Property taxes are a way of distributing the cost for local government services and programs such as snow removal, parks, ambulance and fire protection fairly throughout a municipality. Taxes are defensible as they create a pooled fund that supports activities that are necessary and beneficial to all residents of Wetaskiwin. So, the question is, ‘if Wetaskiwin residents were asked where they would prefer to have their tax dollars spent: (1) hosting a delegation from Ashoro or (2) the library, parks such as By-the-Lake Park, playgrounds, trails, recreation facilities and programs, RCMP and by-law protection, economic development, fire services, snow removal, airport maintenance, or improving streets and sidewalks’ how will they respond? Are the benefits of the exchange wide-spread enough among rate payers to merit using tax dollars to fund it?

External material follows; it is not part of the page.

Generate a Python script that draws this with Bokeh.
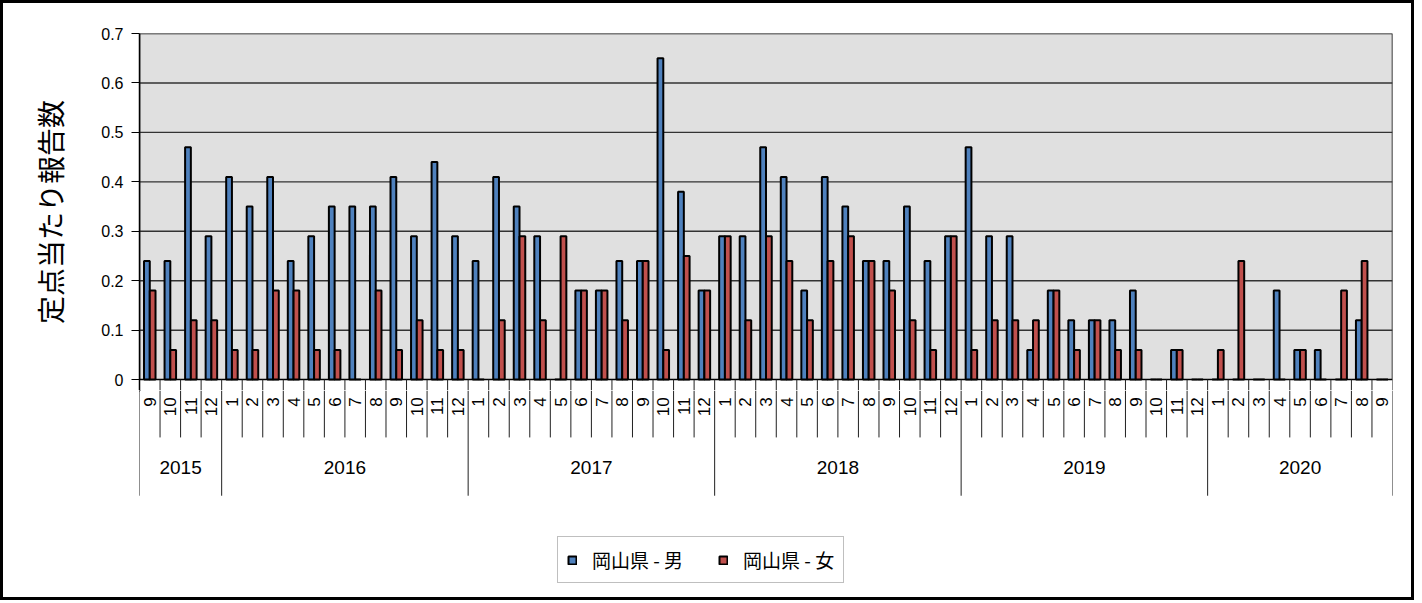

Personal cultural exchange in Ukraine
I understand and strongly support providing opportunities to exchange cultural and lifestyle information and experiences with people of other communities, provinces and countries. That is why I was pleased during a recent month-long personal trip to the Ukraine to be invited to make presentations and share information with students of two secondary schools and two university classes. During our meaningful exchange of information, I learned a great deal about the attitudes and beliefs of the students and their instructors and I am assuming they gained valuable knowledge about our City, Province and Country from me. (and I think I am assuming correctly because following the first presentation at the University, I was requested by the professor to return for the second presentation to a much larger group from several different faculties) So, what I am suggesting is that any time anyone travels and exchanges information either formally or informally, they are performing a cultural exchange and at no cost to the tax payer.
Comments by Ian Ruskowsky, Coordinator Ashoro exchange
“As for me, when I started this journey I was committing to only two years. Last November (2012) the Town of Ashoro asked if I would like to stay for a third year and you can guess what I said without hesitation – yes. Just like the students I have been lucky enough to have the values of international community and celebrating differences instilled in me through coming to Japan. Ultimately though, I have come to understand how much we need interaction, meaningful involvement and acceptance as humans wherever we are, Japan, Canada or any country for that matter. This realization has helped me develop gratitude for all the people I have had and will have in my life, near or far, and created in me a drive to make positive changes in whatever community accepts me as their own.”
Did Council make the right decision by defeating the motion to fund Ashoro visitors?
Although 23 years of interaction with the twin City of Ashoro has provided opportunities for local residents, the benefits to the City of Wetaskiwin have never been quantified; how many Wetaskiwin residents benefitted, economic impact on the City, the importance of the twinning to the residents of Wetaskiwin, etc..
On January 7th, 2013 City Council and Administration began 3 days of very difficult budget debates with the instructions: “It’s now up to Council to go through the draft budget and determine their priorities”. They completed the arduous task but during the budgeting process, there was no mention of a request for spending an additional $10,000 to host Ashoro delegates in Wetaskiwin. And had the motion been approved to spend the additional unbudgeted $10,000, the money would have had to come from City reserves. On May 27th, 2013, City Council narrowly made the decision to defeat the motion to fund the Ashoro visit; a decision that this was not a priority compared to other needs….. but you be the judge.